— Begin —

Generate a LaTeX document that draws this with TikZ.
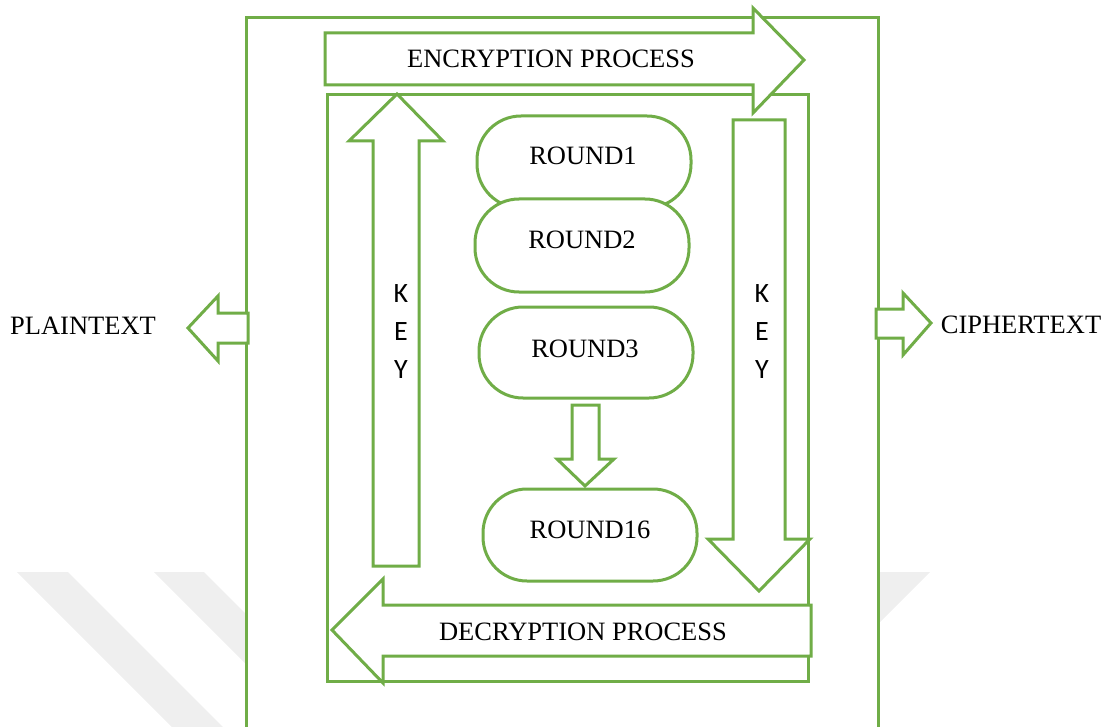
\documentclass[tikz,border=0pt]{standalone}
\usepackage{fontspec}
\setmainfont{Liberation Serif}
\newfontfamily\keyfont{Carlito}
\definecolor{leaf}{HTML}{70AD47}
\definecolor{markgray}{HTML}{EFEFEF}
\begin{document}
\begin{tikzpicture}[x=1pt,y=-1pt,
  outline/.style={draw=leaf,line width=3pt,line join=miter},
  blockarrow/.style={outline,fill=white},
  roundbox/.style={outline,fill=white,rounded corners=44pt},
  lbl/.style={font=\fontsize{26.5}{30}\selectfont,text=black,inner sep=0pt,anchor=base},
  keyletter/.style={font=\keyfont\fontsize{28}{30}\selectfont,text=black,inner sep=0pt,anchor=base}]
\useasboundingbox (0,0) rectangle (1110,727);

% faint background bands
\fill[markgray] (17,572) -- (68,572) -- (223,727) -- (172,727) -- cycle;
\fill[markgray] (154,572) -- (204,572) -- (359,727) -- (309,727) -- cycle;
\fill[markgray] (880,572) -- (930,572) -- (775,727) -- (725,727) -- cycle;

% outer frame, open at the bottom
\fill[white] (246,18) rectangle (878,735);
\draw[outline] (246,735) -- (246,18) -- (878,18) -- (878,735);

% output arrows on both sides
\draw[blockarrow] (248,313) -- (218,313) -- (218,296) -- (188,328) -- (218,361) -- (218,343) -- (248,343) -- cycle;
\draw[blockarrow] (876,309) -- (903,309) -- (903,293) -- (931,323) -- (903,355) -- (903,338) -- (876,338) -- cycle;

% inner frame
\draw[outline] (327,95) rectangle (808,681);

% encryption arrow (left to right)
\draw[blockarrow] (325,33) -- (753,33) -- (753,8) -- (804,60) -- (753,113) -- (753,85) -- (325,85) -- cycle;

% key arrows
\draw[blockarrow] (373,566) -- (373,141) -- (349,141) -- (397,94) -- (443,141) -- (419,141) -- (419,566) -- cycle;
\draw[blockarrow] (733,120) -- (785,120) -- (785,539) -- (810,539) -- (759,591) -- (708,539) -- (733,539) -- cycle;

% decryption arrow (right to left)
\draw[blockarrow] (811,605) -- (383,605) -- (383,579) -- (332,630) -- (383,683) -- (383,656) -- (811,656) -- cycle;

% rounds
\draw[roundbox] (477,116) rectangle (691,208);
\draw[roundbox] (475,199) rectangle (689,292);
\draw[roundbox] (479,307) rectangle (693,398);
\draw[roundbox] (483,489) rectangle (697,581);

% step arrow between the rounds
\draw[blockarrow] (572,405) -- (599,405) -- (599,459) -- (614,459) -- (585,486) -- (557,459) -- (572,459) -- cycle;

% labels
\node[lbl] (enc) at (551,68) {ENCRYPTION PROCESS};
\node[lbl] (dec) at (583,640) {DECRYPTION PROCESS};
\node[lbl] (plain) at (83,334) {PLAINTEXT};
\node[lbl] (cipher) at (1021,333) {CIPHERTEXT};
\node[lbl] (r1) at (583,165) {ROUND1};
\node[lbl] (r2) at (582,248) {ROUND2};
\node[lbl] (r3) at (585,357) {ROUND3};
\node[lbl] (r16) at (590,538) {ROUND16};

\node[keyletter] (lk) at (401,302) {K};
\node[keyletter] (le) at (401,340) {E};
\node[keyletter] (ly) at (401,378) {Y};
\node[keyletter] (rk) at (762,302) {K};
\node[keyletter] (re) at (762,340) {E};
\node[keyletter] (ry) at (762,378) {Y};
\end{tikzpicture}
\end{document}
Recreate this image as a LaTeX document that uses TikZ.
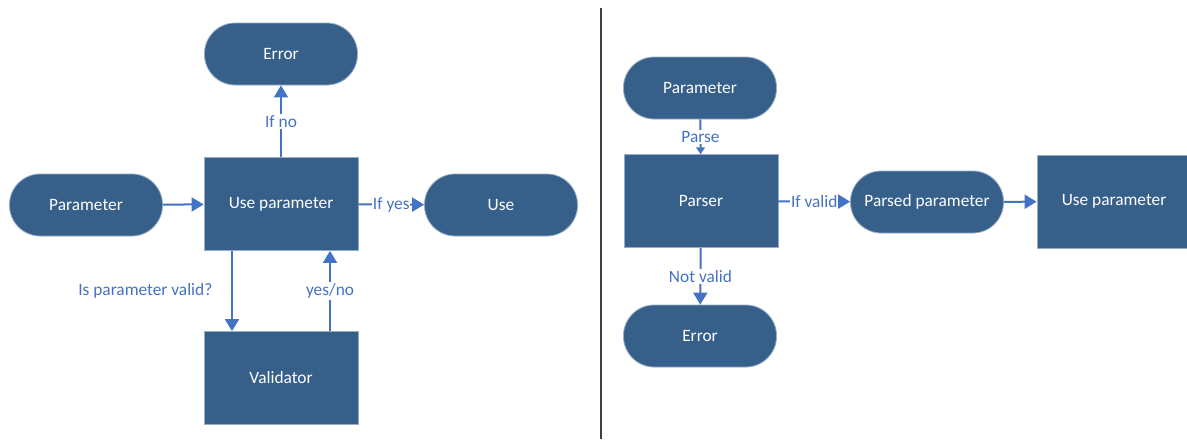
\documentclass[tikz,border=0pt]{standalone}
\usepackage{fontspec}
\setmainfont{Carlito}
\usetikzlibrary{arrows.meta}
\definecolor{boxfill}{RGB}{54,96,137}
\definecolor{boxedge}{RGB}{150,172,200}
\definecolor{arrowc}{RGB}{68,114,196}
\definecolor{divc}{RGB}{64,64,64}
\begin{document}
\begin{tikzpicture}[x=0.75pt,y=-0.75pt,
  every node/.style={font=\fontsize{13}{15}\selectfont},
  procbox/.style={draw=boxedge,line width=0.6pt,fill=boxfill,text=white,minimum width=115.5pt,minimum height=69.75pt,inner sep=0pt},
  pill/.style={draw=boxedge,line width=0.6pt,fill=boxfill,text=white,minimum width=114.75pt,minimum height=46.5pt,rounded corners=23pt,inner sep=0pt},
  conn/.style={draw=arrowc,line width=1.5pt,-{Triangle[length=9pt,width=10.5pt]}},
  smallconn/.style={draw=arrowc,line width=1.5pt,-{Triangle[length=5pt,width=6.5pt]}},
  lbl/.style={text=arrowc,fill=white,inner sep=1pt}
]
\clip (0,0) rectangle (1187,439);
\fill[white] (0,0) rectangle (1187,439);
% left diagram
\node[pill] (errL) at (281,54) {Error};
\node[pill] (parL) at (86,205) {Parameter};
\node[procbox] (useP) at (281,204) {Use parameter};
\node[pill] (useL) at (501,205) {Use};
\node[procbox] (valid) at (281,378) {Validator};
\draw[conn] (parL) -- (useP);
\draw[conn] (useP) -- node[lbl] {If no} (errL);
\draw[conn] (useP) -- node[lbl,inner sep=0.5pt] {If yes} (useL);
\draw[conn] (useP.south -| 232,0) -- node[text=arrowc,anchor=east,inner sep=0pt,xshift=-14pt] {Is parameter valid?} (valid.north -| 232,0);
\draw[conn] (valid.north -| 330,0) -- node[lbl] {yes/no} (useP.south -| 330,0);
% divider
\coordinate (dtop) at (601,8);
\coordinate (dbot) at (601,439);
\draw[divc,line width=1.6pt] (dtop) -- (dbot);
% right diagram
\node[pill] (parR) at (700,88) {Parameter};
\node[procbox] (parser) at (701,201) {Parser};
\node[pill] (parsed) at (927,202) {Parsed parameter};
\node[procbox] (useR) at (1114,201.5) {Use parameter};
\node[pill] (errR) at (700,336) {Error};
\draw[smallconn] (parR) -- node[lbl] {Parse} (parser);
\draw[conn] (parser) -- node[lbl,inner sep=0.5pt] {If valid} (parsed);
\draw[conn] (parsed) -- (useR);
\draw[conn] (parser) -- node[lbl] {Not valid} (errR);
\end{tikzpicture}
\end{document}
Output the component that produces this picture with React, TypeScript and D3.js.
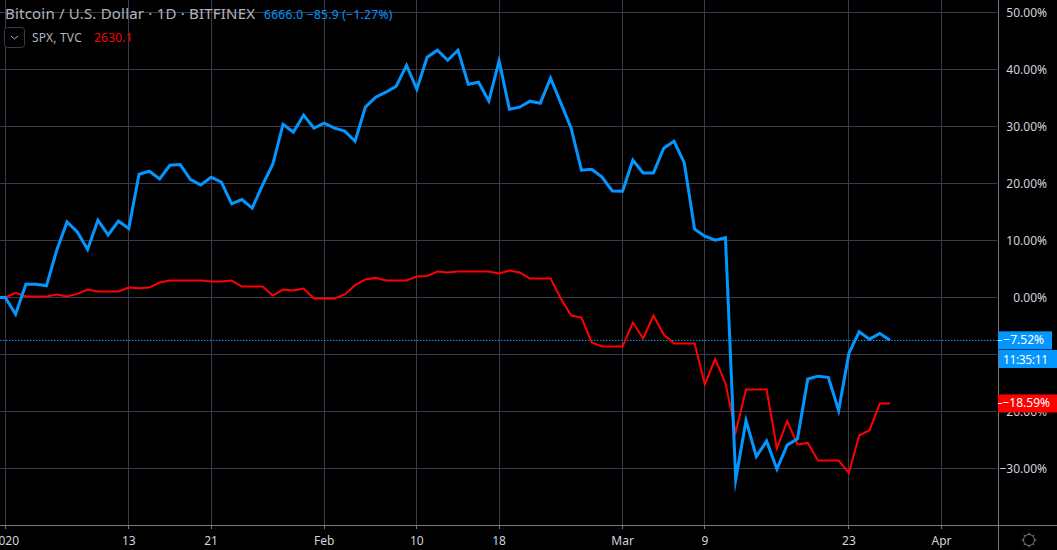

— End —

Exercise description: Copy out every line from the data above that has "with" in it.

The answer:
Generate a LaTeX document that draws this with TikZ.
Output the component that produces this picture with React, TypeScript and D3.js.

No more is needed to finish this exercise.